> _Given material_:

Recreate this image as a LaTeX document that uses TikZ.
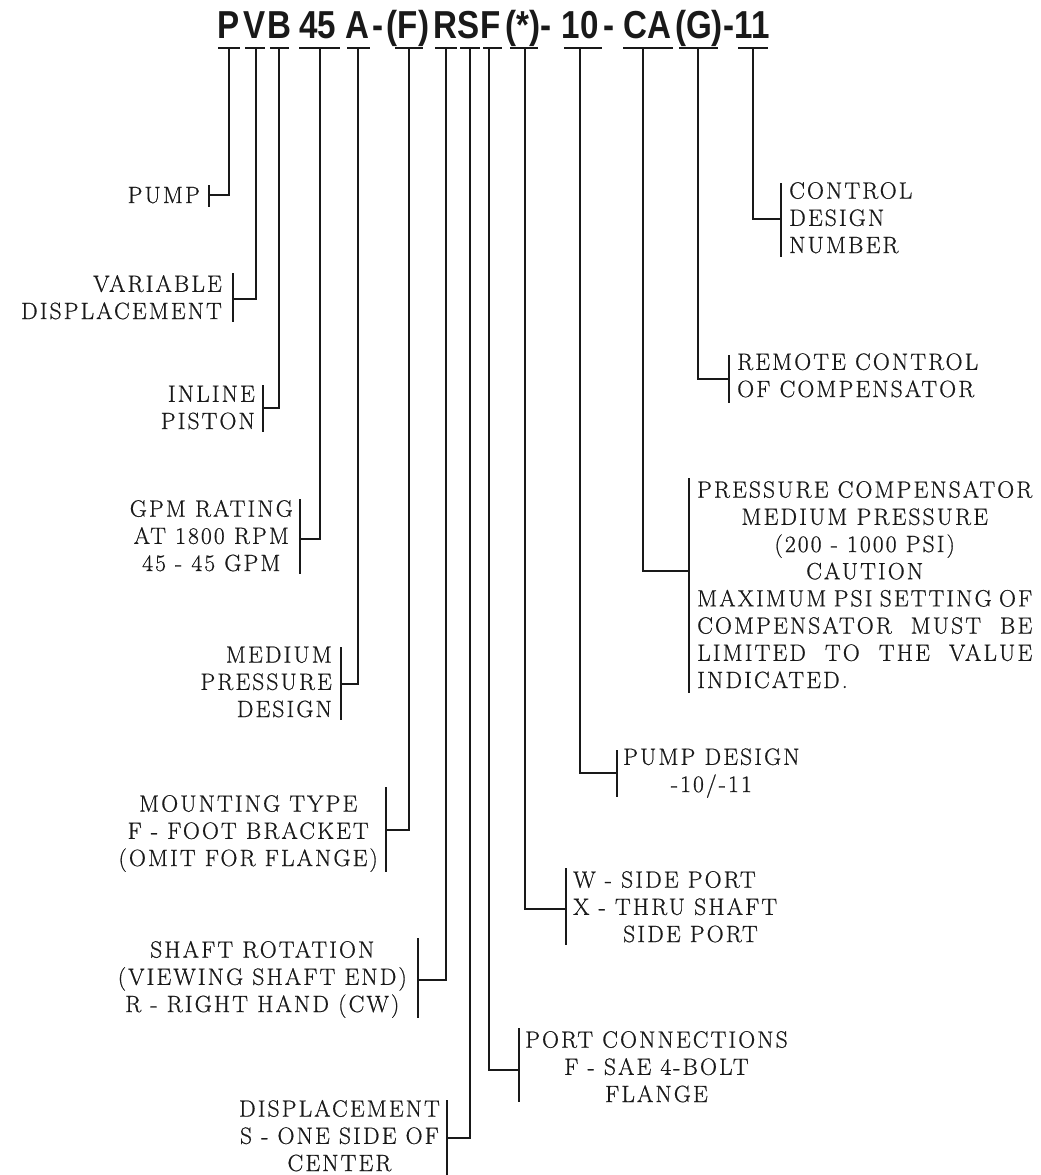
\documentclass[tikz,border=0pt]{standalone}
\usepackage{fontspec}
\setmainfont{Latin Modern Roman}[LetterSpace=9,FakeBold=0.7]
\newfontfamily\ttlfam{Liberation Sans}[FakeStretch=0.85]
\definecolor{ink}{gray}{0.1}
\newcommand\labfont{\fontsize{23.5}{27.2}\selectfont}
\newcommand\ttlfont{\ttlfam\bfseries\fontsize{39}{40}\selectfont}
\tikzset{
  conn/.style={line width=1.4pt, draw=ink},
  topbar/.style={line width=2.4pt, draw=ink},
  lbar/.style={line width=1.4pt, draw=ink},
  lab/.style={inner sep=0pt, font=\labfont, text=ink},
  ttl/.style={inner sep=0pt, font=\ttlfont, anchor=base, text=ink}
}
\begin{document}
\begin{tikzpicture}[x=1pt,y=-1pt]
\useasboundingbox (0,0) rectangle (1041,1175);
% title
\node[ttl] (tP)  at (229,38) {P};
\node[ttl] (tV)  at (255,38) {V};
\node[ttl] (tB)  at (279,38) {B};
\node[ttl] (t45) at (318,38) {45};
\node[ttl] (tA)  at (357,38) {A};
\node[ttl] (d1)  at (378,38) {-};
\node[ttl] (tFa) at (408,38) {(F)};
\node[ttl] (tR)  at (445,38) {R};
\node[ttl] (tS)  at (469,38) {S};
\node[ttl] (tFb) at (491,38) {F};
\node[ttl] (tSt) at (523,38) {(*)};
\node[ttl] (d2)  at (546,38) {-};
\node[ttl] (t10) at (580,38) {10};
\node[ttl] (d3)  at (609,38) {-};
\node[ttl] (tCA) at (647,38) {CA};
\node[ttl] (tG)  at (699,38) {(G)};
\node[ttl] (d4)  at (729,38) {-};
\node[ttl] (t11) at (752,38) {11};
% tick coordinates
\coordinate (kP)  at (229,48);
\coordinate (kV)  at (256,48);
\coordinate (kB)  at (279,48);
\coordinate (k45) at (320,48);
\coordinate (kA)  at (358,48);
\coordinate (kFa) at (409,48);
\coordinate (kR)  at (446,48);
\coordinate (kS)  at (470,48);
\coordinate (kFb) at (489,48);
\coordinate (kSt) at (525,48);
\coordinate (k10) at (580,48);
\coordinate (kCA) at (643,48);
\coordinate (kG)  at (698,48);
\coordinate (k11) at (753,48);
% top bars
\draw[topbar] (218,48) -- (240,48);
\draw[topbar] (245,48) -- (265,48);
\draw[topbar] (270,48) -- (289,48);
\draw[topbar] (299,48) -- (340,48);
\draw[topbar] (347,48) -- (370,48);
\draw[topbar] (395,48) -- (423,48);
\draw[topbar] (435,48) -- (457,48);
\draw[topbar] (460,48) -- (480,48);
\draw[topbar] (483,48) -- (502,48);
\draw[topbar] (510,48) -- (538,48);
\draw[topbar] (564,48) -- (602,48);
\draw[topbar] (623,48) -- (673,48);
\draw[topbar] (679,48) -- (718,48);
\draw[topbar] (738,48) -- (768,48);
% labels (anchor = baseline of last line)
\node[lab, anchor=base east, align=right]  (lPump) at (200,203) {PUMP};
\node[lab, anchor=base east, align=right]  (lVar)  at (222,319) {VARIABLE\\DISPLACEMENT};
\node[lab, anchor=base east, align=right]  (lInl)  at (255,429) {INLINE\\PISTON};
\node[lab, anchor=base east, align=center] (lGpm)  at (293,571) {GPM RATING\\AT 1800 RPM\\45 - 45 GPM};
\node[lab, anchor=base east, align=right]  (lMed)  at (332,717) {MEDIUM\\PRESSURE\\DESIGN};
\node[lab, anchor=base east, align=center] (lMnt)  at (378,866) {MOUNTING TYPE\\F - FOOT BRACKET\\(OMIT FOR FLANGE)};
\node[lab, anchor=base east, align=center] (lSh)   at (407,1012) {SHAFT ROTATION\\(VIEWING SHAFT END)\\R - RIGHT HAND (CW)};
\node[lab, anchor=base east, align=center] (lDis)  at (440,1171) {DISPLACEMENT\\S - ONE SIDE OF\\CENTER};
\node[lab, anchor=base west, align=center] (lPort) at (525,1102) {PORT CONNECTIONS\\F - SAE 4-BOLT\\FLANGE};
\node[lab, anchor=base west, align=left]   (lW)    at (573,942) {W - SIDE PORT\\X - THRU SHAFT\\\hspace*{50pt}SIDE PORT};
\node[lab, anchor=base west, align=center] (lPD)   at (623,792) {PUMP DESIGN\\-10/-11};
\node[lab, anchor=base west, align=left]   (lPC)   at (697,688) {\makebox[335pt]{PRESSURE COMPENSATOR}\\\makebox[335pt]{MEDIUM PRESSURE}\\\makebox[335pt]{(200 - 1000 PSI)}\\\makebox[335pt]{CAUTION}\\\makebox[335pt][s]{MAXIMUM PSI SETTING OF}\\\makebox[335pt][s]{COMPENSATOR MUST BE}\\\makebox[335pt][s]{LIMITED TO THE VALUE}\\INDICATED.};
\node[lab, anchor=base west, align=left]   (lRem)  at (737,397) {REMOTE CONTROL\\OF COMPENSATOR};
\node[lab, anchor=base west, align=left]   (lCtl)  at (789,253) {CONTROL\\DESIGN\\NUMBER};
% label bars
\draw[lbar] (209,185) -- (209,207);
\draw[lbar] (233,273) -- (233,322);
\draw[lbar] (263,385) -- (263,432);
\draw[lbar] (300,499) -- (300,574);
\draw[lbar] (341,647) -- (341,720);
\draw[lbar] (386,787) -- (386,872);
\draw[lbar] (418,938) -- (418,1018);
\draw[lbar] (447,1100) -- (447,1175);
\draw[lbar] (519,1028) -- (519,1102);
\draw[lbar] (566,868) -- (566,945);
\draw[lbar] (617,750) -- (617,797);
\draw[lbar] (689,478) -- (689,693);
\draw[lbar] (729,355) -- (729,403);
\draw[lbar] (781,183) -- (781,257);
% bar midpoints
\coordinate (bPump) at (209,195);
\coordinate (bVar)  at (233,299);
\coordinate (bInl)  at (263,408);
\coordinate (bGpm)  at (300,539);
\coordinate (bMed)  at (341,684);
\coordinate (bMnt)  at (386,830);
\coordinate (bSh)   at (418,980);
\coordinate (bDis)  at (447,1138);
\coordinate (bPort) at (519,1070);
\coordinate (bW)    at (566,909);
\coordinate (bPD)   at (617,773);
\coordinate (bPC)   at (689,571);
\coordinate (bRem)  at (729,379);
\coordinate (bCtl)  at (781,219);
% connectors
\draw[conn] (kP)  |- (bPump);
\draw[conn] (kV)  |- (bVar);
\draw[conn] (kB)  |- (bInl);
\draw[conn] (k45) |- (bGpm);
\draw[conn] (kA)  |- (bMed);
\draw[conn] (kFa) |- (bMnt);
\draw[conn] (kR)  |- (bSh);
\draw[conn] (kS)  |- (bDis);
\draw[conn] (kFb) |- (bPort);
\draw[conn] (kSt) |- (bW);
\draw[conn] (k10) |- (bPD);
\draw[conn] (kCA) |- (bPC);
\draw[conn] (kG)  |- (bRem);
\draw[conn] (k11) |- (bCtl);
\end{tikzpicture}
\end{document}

> _Written request_:
Extract all the data above exactly, excluding every picture.

> _Reply_:
Recreate this image as a LaTeX document that uses TikZ.
\documentclass[tikz,border=0pt]{standalone}
\usepackage{fontspec}
\setmainfont{Latin Modern Roman}[LetterSpace=9,FakeBold=0.7]
\newfontfamily\ttlfam{Liberation Sans}[FakeStretch=0.85]
\definecolor{ink}{gray}{0.1}
\newcommand\labfont{\fontsize{23.5}{27.2}\selectfont}
\newcommand\ttlfont{\ttlfam\bfseries\fontsize{39}{40}\selectfont}
\tikzset{
  conn/.style={line width=1.4pt, draw=ink},
  topbar/.style={line width=2.4pt, draw=ink},
  lbar/.style={line width=1.4pt, draw=ink},
  lab/.style={inner sep=0pt, font=\labfont, text=ink},
  ttl/.style={inner sep=0pt, font=\ttlfont, anchor=base, text=ink}
}
\begin{document}
\begin{tikzpicture}[x=1pt,y=-1pt]
\useasboundingbox (0,0) rectangle (1041,1175);
% title
\node[ttl] (tP)  at (229,38) {P};
\node[ttl] (tV)  at (255,38) {V};
\node[ttl] (tB)  at (279,38) {B};
\node[ttl] (t45) at (318,38) {45};
\node[ttl] (tA)  at (357,38) {A};
\node[ttl] (d1)  at (378,38) {-};
\node[ttl] (tFa) at (408,38) {(F)};
\node[ttl] (tR)  at (445,38) {R};
\node[ttl] (tS)  at (469,38) {S};
\node[ttl] (tFb) at (491,38) {F};
\node[ttl] (tSt) at (523,38) {(*)};
\node[ttl] (d2)  at (546,38) {-};
\node[ttl] (t10) at (580,38) {10};
\node[ttl] (d3)  at (609,38) {-};
\node[ttl] (tCA) at (647,38) {CA};
\node[ttl] (tG)  at (699,38) {(G)};
\node[ttl] (d4)  at (729,38) {-};
\node[ttl] (t11) at (752,38) {11};
% tick coordinates
\coordinate (kP)  at (229,48);
\coordinate (kV)  at (256,48);
\coordinate (kB)  at (279,48);
\coordinate (k45) at (320,48);
\coordinate (kA)  at (358,48);
\coordinate (kFa) at (409,48);
\coordinate (kR)  at (446,48);
\coordinate (kS)  at (470,48);
\coordinate (kFb) at (489,48);
\coordinate (kSt) at (525,48);
\coordinate (k10) at (580,48);
\coordinate (kCA) at (643,48);
\coordinate (kG)  at (698,48);
\coordinate (k11) at (753,48);
% top bars
\draw[topbar] (218,48) -- (240,48);
\draw[topbar] (245,48) -- (265,48);
\draw[topbar] (270,48) -- (289,48);
\draw[topbar] (299,48) -- (340,48);
\draw[topbar] (347,48) -- (370,48);
\draw[topbar] (395,48) -- (423,48);
\draw[topbar] (435,48) -- (457,48);
\draw[topbar] (460,48) -- (480,48);
\draw[topbar] (483,48) -- (502,48);
\draw[topbar] (510,48) -- (538,48);
\draw[topbar] (564,48) -- (602,48);
\draw[topbar] (623,48) -- (673,48);
\draw[topbar] (679,48) -- (718,48);
\draw[topbar] (738,48) -- (768,48);
% labels (anchor = baseline of last line)
\node[lab, anchor=base east, align=right]  (lPump) at (200,203) {PUMP};
\node[lab, anchor=base east, align=right]  (lVar)  at (222,319) {VARIABLE\\DISPLACEMENT};
\node[lab, anchor=base east, align=right]  (lInl)  at (255,429) {INLINE\\PISTON};
\node[lab, anchor=base east, align=center] (lGpm)  at (293,571) {GPM RATING\\AT 1800 RPM\\45 - 45 GPM};
\node[lab, anchor=base east, align=right]  (lMed)  at (332,717) {MEDIUM\\PRESSURE\\DESIGN};
\node[lab, anchor=base east, align=center] (lMnt)  at (378,866) {MOUNTING TYPE\\F - FOOT BRACKET\\(OMIT FOR FLANGE)};
\node[lab, anchor=base east, align=center] (lSh)   at (407,1012) {SHAFT ROTATION\\(VIEWING SHAFT END)\\R - RIGHT HAND (CW)};
\node[lab, anchor=base east, align=center] (lDis)  at (440,1171) {DISPLACEMENT\\S - ONE SIDE OF\\CENTER};
\node[lab, anchor=base west, align=center] (lPort) at (525,1102) {PORT CONNECTIONS\\F - SAE 4-BOLT\\FLANGE};
\node[lab, anchor=base west, align=left]   (lW)    at (573,942) {W - SIDE PORT\\X - THRU SHAFT\\\hspace*{50pt}SIDE PORT};
\node[lab, anchor=base west, align=center] (lPD)   at (623,792) {PUMP DESIGN\\-10/-11};
\node[lab, anchor=base west, align=left]   (lPC)   at (697,688) {\makebox[335pt]{PRESSURE COMPENSATOR}\\\makebox[335pt]{MEDIUM PRESSURE}\\\makebox[335pt]{(200 - 1000 PSI)}\\\makebox[335pt]{CAUTION}\\\makebox[335pt][s]{MAXIMUM PSI SETTING OF}\\\makebox[335pt][s]{COMPENSATOR MUST BE}\\\makebox[335pt][s]{LIMITED TO THE VALUE}\\INDICATED.};
\node[lab, anchor=base west, align=left]   (lRem)  at (737,397) {REMOTE CONTROL\\OF COMPENSATOR};
\node[lab, anchor=base west, align=left]   (lCtl)  at (789,253) {CONTROL\\DESIGN\\NUMBER};
% label bars
\draw[lbar] (209,185) -- (209,207);
\draw[lbar] (233,273) -- (233,322);
\draw[lbar] (263,385) -- (263,432);
\draw[lbar] (300,499) -- (300,574);
\draw[lbar] (341,647) -- (341,720);
\draw[lbar] (386,787) -- (386,872);
\draw[lbar] (418,938) -- (418,1018);
\draw[lbar] (447,1100) -- (447,1175);
\draw[lbar] (519,1028) -- (519,1102);
\draw[lbar] (566,868) -- (566,945);
\draw[lbar] (617,750) -- (617,797);
\draw[lbar] (689,478) -- (689,693);
\draw[lbar] (729,355) -- (729,403);
\draw[lbar] (781,183) -- (781,257);
% bar midpoints
\coordinate (bPump) at (209,195);
\coordinate (bVar)  at (233,299);
\coordinate (bInl)  at (263,408);
\coordinate (bGpm)  at (300,539);
\coordinate (bMed)  at (341,684);
\coordinate (bMnt)  at (386,830);
\coordinate (bSh)   at (418,980);
\coordinate (bDis)  at (447,1138);
\coordinate (bPort) at (519,1070);
\coordinate (bW)    at (566,909);
\coordinate (bPD)   at (617,773);
\coordinate (bPC)   at (689,571);
\coordinate (bRem)  at (729,379);
\coordinate (bCtl)  at (781,219);
% connectors
\draw[conn] (kP)  |- (bPump);
\draw[conn] (kV)  |- (bVar);
\draw[conn] (kB)  |- (bInl);
\draw[conn] (k45) |- (bGpm);
\draw[conn] (kA)  |- (bMed);
\draw[conn] (kFa) |- (bMnt);
\draw[conn] (kR)  |- (bSh);
\draw[conn] (kS)  |- (bDis);
\draw[conn] (kFb) |- (bPort);
\draw[conn] (kSt) |- (bW);
\draw[conn] (k10) |- (bPD);
\draw[conn] (kCA) |- (bPC);
\draw[conn] (kG)  |- (bRem);
\draw[conn] (k11) |- (bCtl);
\end{tikzpicture}
\end{document}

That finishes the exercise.